Lexer and parser generators using CTFE

Tue Feb 28 10:46:04 PST 2012

On Tue, 28 Feb 2012 08:59:21 +0100, Andrei Alexandrescu  
<SeeWebsiteForEmail at erdani.org> wrote:

> I'm starting a new thread on this because I think the matter is of  
> strategic importance.
>
> We all felt for a long time that there's a lot of potential in CTFE, and  
> potential applications have been discussed more than a few times,  
> ranging from formatting strings parsed to DSLs and parser generators.
>
> Such feats are now approaching fruition because a number of factors  
> converge:
>
> * Dmitry Olshansky's regex library (now in Phobos) generates efficient D  
> code straight from regexen.
>
> * The scope and quality of CTFE has improved enormously, making more  
> advanced uses possible and even relatively easy (thanks Don!)
>
> * Hisayuki Mima implemented a parser generator in only 3000 lines of  
> code (sadly, no comments or documentation yet :o))
>
> * With the occasion of that announcement we also find out Philippe  
> Sigaud has already a competing design and implementation of a parser  
> generator.
>
> This is the kind of stuff I've had an eye on for the longest time. I'm  
> saying it's of strategic importance because CTFE technology, though not  
> new and already available with some languages, has unique powers when  
> combined with other features of D. With CTFE we get to do things that  
> are quite literally impossible to do in other languages.
>
> We need to have a easy-to-use, complete, seamless, and efficient  
> lexer-parser generator combo in Phobos, pronto. The lexer itself could  
> use a character-level PEG or a classic automaton, and emit tokens for  
> consumption by a parser generator. The two should work in perfect tandem  
> (no need for glue code). At the end of the day, defining a complete  
> lexer+parser combo for a language should be just a few lines longer than  
> the textual representation of the grammar itself.
>
> What do you all think? Let's get this project off the ground!
>
>
> Thanks,
>
> Andrei

I wrote a generic lexer generator some time ago.
It already let to some compiler O(N^2) optimizations, because the token
declarations sneak into the mangling :(.
I also finally added a workaround for a remaining CTFE bug (#6815).

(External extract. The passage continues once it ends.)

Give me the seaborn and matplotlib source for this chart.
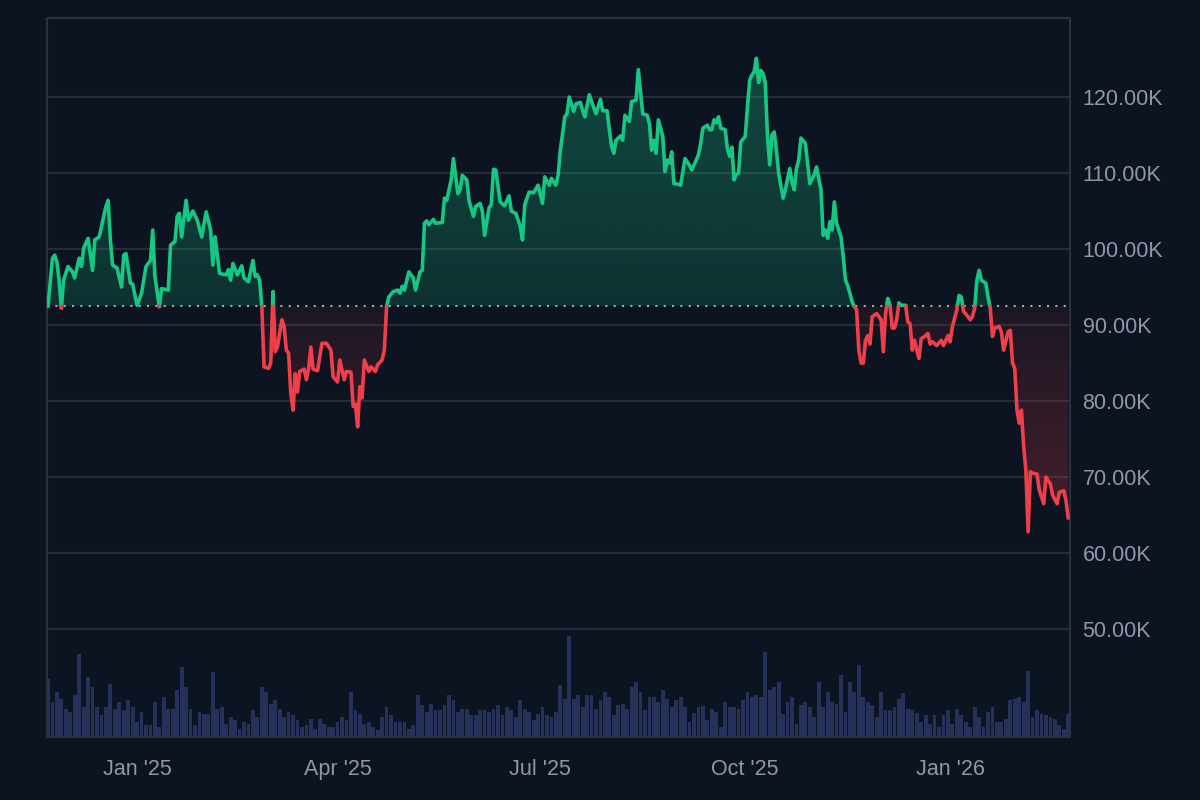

https://gist.github.com/1255439 - lexer generator
https://gist.github.com/1262321 - complete and fast D lexer

I've ditched an attempt to write a parser combinator. It was based on
expression templates and ended up at spirit craziness.

A lot becomes feasible from the CTFE perspective,
despite some bugfixes I only miss exp and log currently.

I do not agree that it's the right moment to write a parser though.
It hits the first of phobos two biggest shortcomings, the lack of a good  
I/O
system and the missing Allocators.
Any parser written now will either risk to not play nice with ranges
or has to come up with it's own buffering again.